Auraria becoming more bicycle friendly
Cruise through campus, instead of around it
Published: Tuesday, September 4, 2012
Updated: Tuesday, September 4, 2012 23:09
Students who bike to class and work may have noticed that the Auraria Higher Education Center added a shortcut through campus this summer.
AHEC added a bike lane that begins on the edge of campus near Speer and Curtis and runs beneath the overpass between the Arts Building and West Classroom.
“I ride my bike everyday. It takes me about a 20 minutes to get here and there’s ample bike parking if you look in the right place,” said CU Denver fine arts major Cindy Marks.
According to AHEC, currently the Auraria campus houses 164 bike parking racks and approximately 1,400 individual parking spaces.
“Actually the bike path is a part of the master plan update for the Auraria Campus,” said AHEC Director of Communications Freddy Arck. “There was a demand for bike access from downtown to the campus, as well as through the campus.”
Students riding their bikes outside of designated areas may be subject to bicycle impoundment and/or ticketing. The addition of more bike safe zones could potentially lower ticket rates for students.
“The police try to be lenient and educate the public on bike traffic rules before ticketing,” Arck said.
Students echoed Arck’s sentiment. “I, luckily, haven’t been ticketed for riding in a non-bike area yet. But I imagine the lane will cut down the number of tickets,” Marks said.
Metro marketing major Brett McKellan said the addition of the bike lane hasn’t had any effect on his day-to-day routine. “People ride their bikes on campus anyway so I’m used to doing some dodging,” he said.
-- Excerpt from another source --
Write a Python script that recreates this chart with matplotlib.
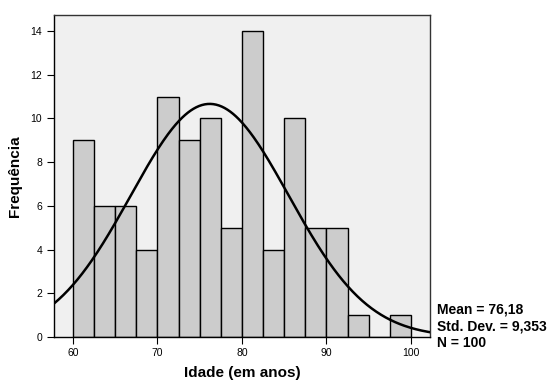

Some students said that this bike lane is a good first step, but more can be done. “Sometimes I ride my long board between buildings and just kind of weave through the crowd,” said UCD business major Collin Ward. “It probably makes some people upset, but if the campus adapts to have more bike lanes, we might do away with that.”
According to Arck, the placement of the new bike lane was well researched by the campus planner. “They really did choose the best possible space to not interrupt pedestrian traffic,” he said.
On a larger scale, the institution of the bike lane through campus is a part of Auraria’s move toward alternative methods of transportation for students that simultaneously reduce environmental impact. Other examples of this green transit initiative are eGo’s CarShare program breaking ground at Auraria.
“There are more things like additional bike lanes in the works,” Arck said. “We’re excited to explore these options for the future.”
More information about bicycle traffic rules and regulations can be found at www.ahec.edu.